§ **Set problem**: Repeat, exactly and completely, the material that follows. Omit the pictures.

* START Dataset section *

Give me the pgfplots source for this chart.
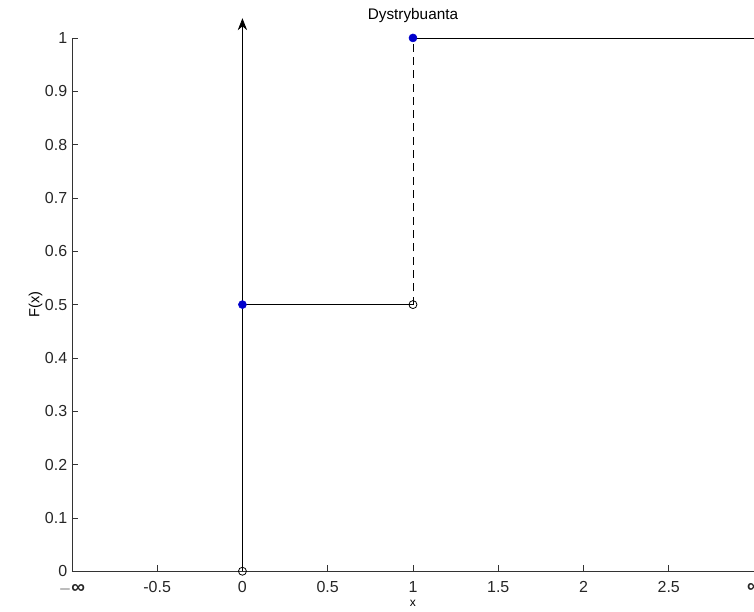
\documentclass[border=0pt]{standalone}
\usepackage{pgfplots}
\pgfplotsset{compat=1.18}
\usepackage{fontspec}
\setmainfont{Liberation Sans}
\usetikzlibrary{arrows.meta}
\begin{document}
\begin{tikzpicture}
\begin{axis}[
  scale only axis,
  width=512.25pt, height=400.5pt,
  xmin=-1, xmax=3, ymin=0, ymax=1,
  axis x line*=bottom, axis y line*=left,
  axis line style={black!80, line width=0.6pt},
  tick align=inside,
  major tick length=4.5pt,
  tick style={black!80, line width=0.6pt},
  xtick={-0.5,0,0.5,1,1.5,2,2.5},
  xticklabels={{-0.5},{0},{0.5},{1},{1.5},{2},{2.5}},
  extra x ticks={-1,3},
  extra x tick labels={{$-${\Large\textbf{∞}}},{{\Large\textbf{∞}}}},
  extra x tick style={xticklabel style={yshift=-2pt}},
  ytick={0,0.1,0.2,0.3,0.4,0.5,0.6,0.7,0.8,0.9,1},
  yticklabels={0,0.1,0.2,0.3,0.4,0.5,0.6,0.7,0.8,0.9,1},
  tick label style={font=\fontsize{12}{13}\selectfont, black!85},
  /pgf/number format/assume math mode=true,
  xticklabel style={yshift=-4pt},
  title={Dystrybuanta},
  title style={font=\fontsize{11.5}{12}\selectfont, at={(0.5,1)}, anchor=base, yshift=8pt},
  xlabel={x},
  ylabel={F(x)},
  xlabel style={font=\fontsize{9}{10}\selectfont, yshift=2.5pt},
  ylabel style={font=\fontsize{11}{12}\selectfont, yshift=-5pt},
  clip=false,
]
\addplot[black, line width=0.6pt, -{Stealth[length=9pt,width=7pt]}] coordinates {(0,0) (0,1.037)};
\addplot[black, line width=0.6pt] coordinates {(0,0.5) (1,0.5)};
\addplot[black, line width=0.6pt, dash pattern=on 6pt off 4pt] coordinates {(1,0.5) (1,1)};
\addplot[black, line width=0.6pt] coordinates {(1,1) (3,1)};
\addplot[only marks, mark=o, mark size=3pt, mark options={black, fill=white, line width=0.6pt}] coordinates {(0,0) (1,0.5)};
\addplot[only marks, mark=*, mark size=3pt, mark options={blue!80!black, fill=blue!80!black}] coordinates {(0,0.5) (1,1)};
\end{axis}
\pgfresetboundingbox
\path ([shift={(-54pt,-30pt)}]current axis.south west) rectangle ([shift={(0pt,28.5pt)}]current axis.north east);
\end{tikzpicture}
\end{document}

* END Dataset section *

§ **Response below**:
Give me the pgfplots source for this chart.
\documentclass[border=0pt]{standalone}
\usepackage{pgfplots}
\pgfplotsset{compat=1.18}
\usepackage{fontspec}
\setmainfont{Liberation Sans}
\usetikzlibrary{arrows.meta}
\begin{document}
\begin{tikzpicture}
\begin{axis}[
  scale only axis,
  width=512.25pt, height=400.5pt,
  xmin=-1, xmax=3, ymin=0, ymax=1,
  axis x line*=bottom, axis y line*=left,
  axis line style={black!80, line width=0.6pt},
  tick align=inside,
  major tick length=4.5pt,
  tick style={black!80, line width=0.6pt},
  xtick={-0.5,0,0.5,1,1.5,2,2.5},
  xticklabels={{-0.5},{0},{0.5},{1},{1.5},{2},{2.5}},
  extra x ticks={-1,3},
  extra x tick labels={{$-${\Large\textbf{∞}}},{{\Large\textbf{∞}}}},
  extra x tick style={xticklabel style={yshift=-2pt}},
  ytick={0,0.1,0.2,0.3,0.4,0.5,0.6,0.7,0.8,0.9,1},
  yticklabels={0,0.1,0.2,0.3,0.4,0.5,0.6,0.7,0.8,0.9,1},
  tick label style={font=\fontsize{12}{13}\selectfont, black!85},
  /pgf/number format/assume math mode=true,
  xticklabel style={yshift=-4pt},
  title={Dystrybuanta},
  title style={font=\fontsize{11.5}{12}\selectfont, at={(0.5,1)}, anchor=base, yshift=8pt},
  xlabel={x},
  ylabel={F(x)},
  xlabel style={font=\fontsize{9}{10}\selectfont, yshift=2.5pt},
  ylabel style={font=\fontsize{11}{12}\selectfont, yshift=-5pt},
  clip=false,
]
\addplot[black, line width=0.6pt, -{Stealth[length=9pt,width=7pt]}] coordinates {(0,0) (0,1.037)};
\addplot[black, line width=0.6pt] coordinates {(0,0.5) (1,0.5)};
\addplot[black, line width=0.6pt, dash pattern=on 6pt off 4pt] coordinates {(1,0.5) (1,1)};
\addplot[black, line width=0.6pt] coordinates {(1,1) (3,1)};
\addplot[only marks, mark=o, mark size=3pt, mark options={black, fill=white, line width=0.6pt}] coordinates {(0,0) (1,0.5)};
\addplot[only marks, mark=*, mark size=3pt, mark options={blue!80!black, fill=blue!80!black}] coordinates {(0,0.5) (1,1)};
\end{axis}
\pgfresetboundingbox
\path ([shift={(-54pt,-30pt)}]current axis.south west) rectangle ([shift={(0pt,28.5pt)}]current axis.north east);
\end{tikzpicture}
\end{document}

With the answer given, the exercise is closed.